TEMPO.CO, Jakarta – Menteri Badan Usaha Milik Negara atau BUMN Erick Thohir memastikan PT Garuda Indonesia (Persero) Tbk telah menghentikan pemakaian 12 pesawat Bombardier CRJ 1000 yang disewa dari lessor Nordic Aviation Capital (NAC). Penyetopan pemakaian armada itu dilakukan sepihak karena negosiasi dengan pihak lessor, yakni Nordic Aviation Capital (NAC), berlangsung alot.
“Kita enggak mau dileceh-lecehkan. Pertama (Bombardier) ada kasus hukumnya. Kedua ini keadaan force majeure karena pandemi,” ujar Erick Thohir dalam konferensi pers yang berlangsung secara virtual, Rabu, 10 Februari 2021.
Garuda Indonesia telah bernegosiasi panjang untuk memutus kontrak sewa pesawat dengan NAC. Negosiasi dilakukan dengan pimpinan tinggi manajemen secara berulang-ulang.
Emiten berkode GIAA ini beralasan penggunaan pesawat Bombardier tidak efektif bagi perusahaan lantaran karakteristiknya tidak sesuai dengan tipikal penumpang Indonesia. Selain memuat kapasitas kursi yang minim, yakni 96 seat, bagasi pesawat berukuran terbatas.
Sejak mengoperasikan Bombardier, Garuda pun terus merugi sampai US$ 30 juta per tahun. Kerugian ini kian membebani keuangan perusahaan yang tergerus akibat pandemi Covid-19. Tak hanya mempersoalkan efektivitas, Garuda turut mempertimbangkan kasus hukum yang saat ini membelit Bombardier.

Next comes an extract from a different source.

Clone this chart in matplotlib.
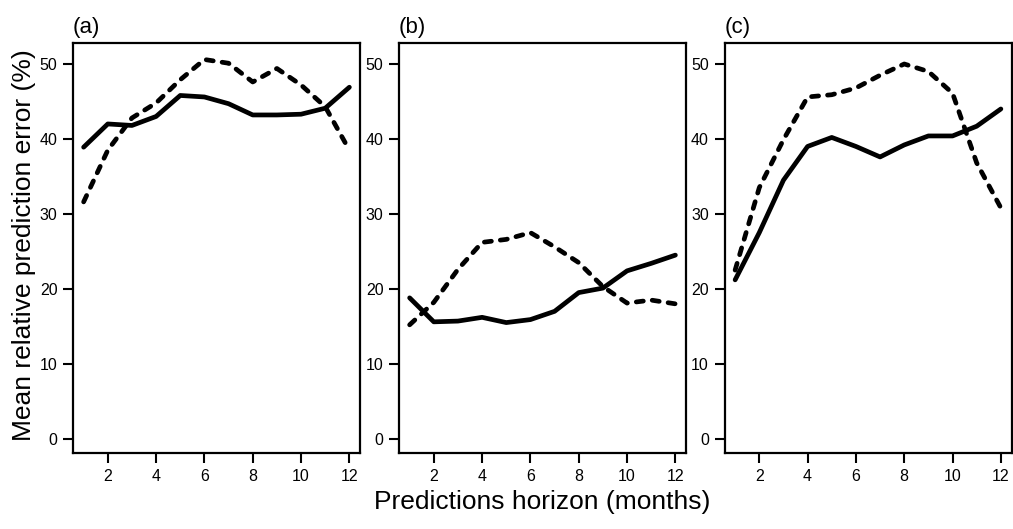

Kasus hukum tersebut berkaitan dengan dugaan suap kontrak penjualan pesawat perusahaan Bombardier kepada maskapai penerbangan Garuda Indonesia pada 2011. Penyelidikan sudah dilakukan oleh lembaga pemberantasan korupsi Inggris yakni Serious Fraud Office (SFO) sejak November 2020.